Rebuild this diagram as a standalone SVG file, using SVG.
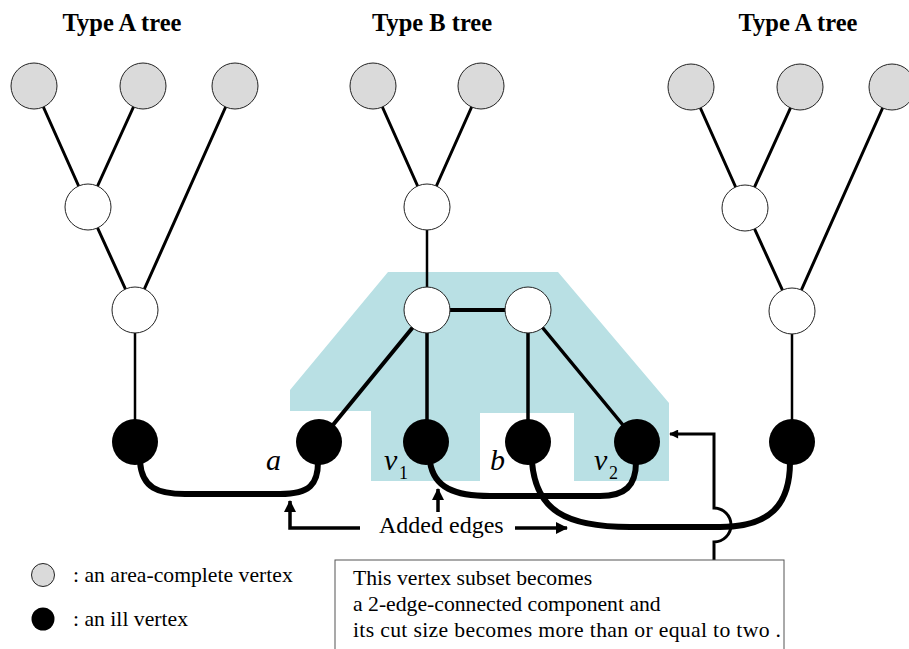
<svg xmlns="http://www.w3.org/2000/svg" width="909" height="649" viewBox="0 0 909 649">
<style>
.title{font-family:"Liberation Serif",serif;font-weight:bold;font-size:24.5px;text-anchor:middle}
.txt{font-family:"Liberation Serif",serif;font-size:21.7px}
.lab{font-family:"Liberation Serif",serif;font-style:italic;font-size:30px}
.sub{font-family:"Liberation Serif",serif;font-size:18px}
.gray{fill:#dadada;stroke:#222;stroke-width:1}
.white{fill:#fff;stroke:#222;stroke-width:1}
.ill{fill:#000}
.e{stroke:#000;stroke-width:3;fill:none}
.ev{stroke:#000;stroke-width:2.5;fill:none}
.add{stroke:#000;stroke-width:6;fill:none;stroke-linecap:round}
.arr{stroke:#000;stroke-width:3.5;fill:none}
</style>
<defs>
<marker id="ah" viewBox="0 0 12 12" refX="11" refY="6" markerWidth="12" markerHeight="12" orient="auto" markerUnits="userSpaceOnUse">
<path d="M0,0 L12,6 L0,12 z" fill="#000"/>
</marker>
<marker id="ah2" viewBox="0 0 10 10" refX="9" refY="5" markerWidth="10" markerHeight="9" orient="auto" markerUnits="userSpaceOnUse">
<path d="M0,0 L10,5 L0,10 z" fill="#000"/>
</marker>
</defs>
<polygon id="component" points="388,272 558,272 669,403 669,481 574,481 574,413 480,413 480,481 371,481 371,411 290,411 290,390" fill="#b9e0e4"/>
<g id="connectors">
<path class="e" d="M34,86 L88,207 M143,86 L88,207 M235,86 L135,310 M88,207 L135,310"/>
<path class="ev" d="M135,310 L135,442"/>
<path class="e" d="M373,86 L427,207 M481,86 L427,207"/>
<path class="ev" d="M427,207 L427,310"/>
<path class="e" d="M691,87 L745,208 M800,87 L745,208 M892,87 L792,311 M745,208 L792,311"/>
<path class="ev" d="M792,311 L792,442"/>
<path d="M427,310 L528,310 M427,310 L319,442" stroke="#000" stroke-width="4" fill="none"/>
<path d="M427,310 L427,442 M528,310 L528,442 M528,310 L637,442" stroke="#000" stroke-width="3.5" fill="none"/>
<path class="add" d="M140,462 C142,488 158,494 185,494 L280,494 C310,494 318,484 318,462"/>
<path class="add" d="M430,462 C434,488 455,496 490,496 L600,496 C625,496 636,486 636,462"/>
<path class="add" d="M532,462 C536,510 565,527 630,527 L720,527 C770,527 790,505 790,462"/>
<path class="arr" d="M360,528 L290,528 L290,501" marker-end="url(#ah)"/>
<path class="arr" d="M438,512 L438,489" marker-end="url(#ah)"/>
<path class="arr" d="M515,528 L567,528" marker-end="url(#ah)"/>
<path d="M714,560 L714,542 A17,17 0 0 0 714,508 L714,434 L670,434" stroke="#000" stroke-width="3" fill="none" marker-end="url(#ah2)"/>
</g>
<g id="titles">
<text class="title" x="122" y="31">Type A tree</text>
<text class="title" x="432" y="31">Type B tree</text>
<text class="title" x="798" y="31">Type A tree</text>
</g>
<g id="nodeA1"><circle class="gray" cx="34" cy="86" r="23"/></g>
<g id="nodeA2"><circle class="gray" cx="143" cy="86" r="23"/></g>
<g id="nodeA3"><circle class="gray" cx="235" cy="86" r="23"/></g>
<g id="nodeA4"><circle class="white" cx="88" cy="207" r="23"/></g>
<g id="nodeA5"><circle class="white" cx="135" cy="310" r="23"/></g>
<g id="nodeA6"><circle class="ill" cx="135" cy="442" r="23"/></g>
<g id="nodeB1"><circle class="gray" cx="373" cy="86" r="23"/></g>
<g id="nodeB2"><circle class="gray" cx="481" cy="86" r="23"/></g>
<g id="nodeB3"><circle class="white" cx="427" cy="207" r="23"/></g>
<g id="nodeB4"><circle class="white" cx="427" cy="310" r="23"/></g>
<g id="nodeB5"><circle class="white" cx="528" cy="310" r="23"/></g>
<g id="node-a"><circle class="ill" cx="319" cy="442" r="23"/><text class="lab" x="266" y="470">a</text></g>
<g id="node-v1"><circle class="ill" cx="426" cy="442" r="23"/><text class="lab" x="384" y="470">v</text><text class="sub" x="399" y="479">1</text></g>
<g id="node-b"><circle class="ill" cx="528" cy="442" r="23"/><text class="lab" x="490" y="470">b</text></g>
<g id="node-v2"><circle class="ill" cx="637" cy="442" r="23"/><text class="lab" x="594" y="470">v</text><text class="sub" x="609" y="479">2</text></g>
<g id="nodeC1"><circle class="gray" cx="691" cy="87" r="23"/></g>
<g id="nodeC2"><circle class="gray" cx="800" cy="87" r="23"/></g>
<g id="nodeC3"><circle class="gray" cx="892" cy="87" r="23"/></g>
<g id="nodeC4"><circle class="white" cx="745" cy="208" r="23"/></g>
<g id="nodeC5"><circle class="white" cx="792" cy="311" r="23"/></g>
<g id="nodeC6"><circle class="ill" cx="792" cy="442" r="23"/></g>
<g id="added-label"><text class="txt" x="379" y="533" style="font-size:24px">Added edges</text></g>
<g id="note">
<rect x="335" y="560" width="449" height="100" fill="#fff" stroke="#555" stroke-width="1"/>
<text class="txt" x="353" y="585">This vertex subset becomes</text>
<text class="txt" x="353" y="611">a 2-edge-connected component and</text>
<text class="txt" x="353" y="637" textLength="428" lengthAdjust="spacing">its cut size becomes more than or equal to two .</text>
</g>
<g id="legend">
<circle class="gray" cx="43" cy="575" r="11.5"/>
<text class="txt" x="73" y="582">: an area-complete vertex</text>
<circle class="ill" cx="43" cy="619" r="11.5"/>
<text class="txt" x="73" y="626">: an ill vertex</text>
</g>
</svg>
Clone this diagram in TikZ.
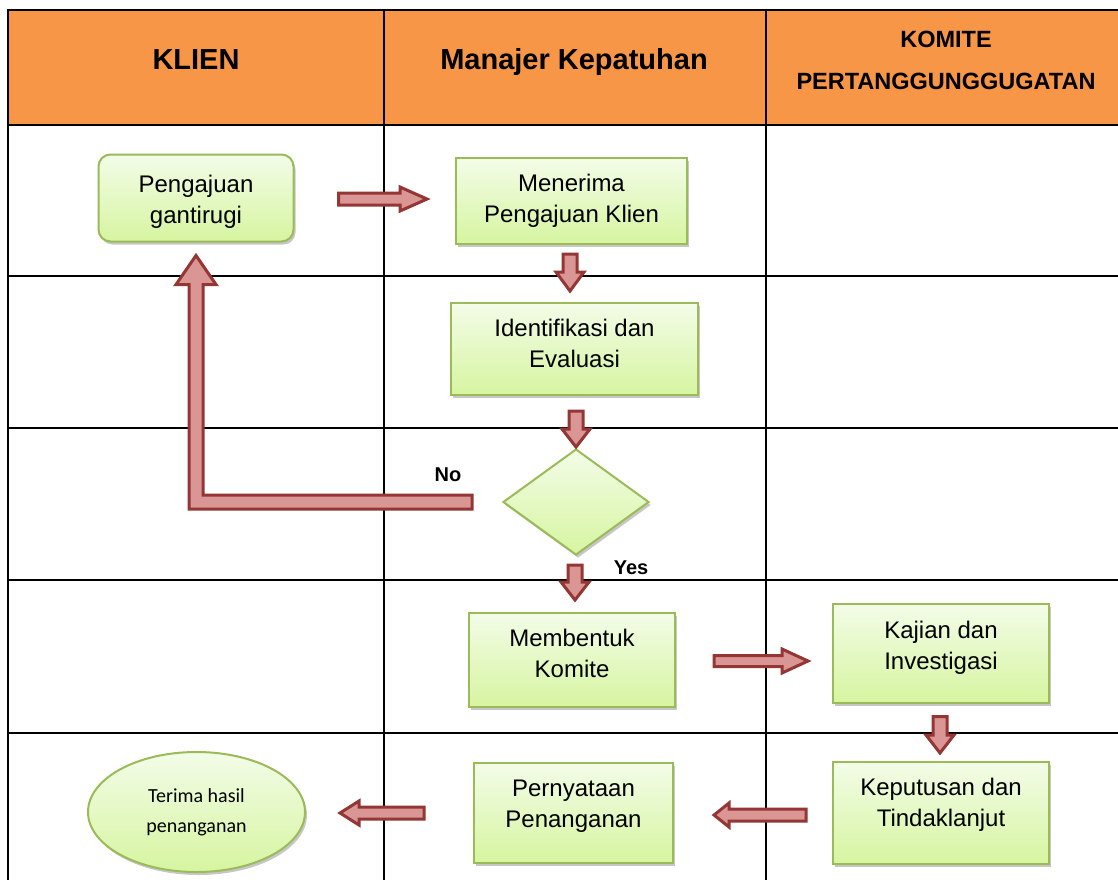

■ Problem description
How many lines in these records hold the string "diagram"? Reply with the number alone.

■ Exercise output
2